Ora, a lei é de dois mil e nove. O que podemos deduzir? Por que não está prevista na citada lei a maneira de se montar a estrutura acima referida? Não está porque faz parte do gosto pátrio pela irresponsável improvisação. Essa marca registrada faz com que nossos legisladores acreditem que nossas leis têm o condão mágico ou milagroso para tudo resolver. Vamos dar uma sugestão. Por que não fazer um convênio com a diocese? O pároco, tarimbado em suas preleções aos padrinhos de batismo e com certeza dispondo do conteúdo teórico para orientar os adotantes, pode muito bem, sem ônus, substituir os referidos profissionais. Seguramente, para satisfação geral, teríamos o andamento e a rápida conclusão dos processos.
A verdade é que a desventura de muitas iniciativas reside, além da desastrosa improvisação, na mediocridade e incompetência do autor ou autores que pretendendo consertar o soneto, torna a emenda pior do que o soneto. Foi exatamente o que aconteceu com o processo de adoção que, sem necessidade de um apêndice para aperfeiçoá-lo, o tem com um aleijão que é a coxa habilitação, procrastinadora, retrograda e inútil. Admitimos as pequenas contradições, facilmente suportáveis, não as que comprometem a inteligência e beiram às raias da insensatez.
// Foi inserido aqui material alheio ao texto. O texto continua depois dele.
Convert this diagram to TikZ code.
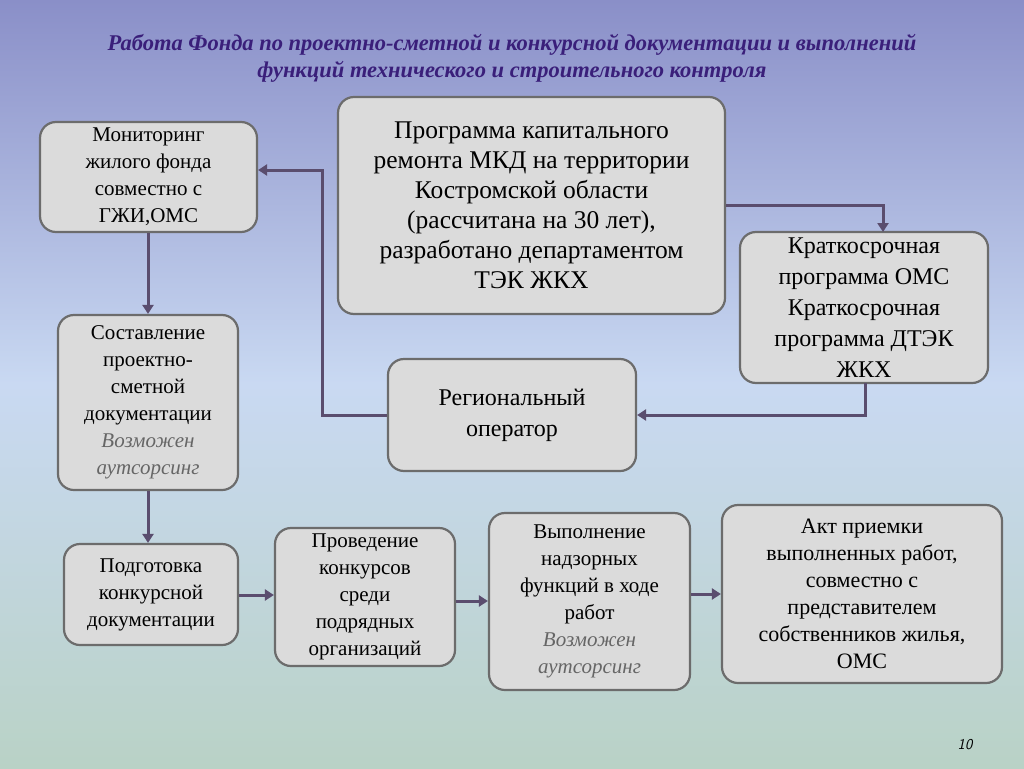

Para se consumar com segurança uma adoção basta que se faça, no curso do processo, uma rígida e criteriosa avaliação dos adotantes. Pretender ir além disso, que já é uma norma, não tem outra explicação senão no reflexo condicionado adquirido pela mania dos nossos legisladores em inflacionar de leis, como se fossem enfeites, o nosso país. Assim, engendrada por maníacos por leis, a habilitação, órfã de uma nobre e elevada inspiração, tinha que resvalar na excrementícia respiração para emporcalhar as mais acalentadas expectativas.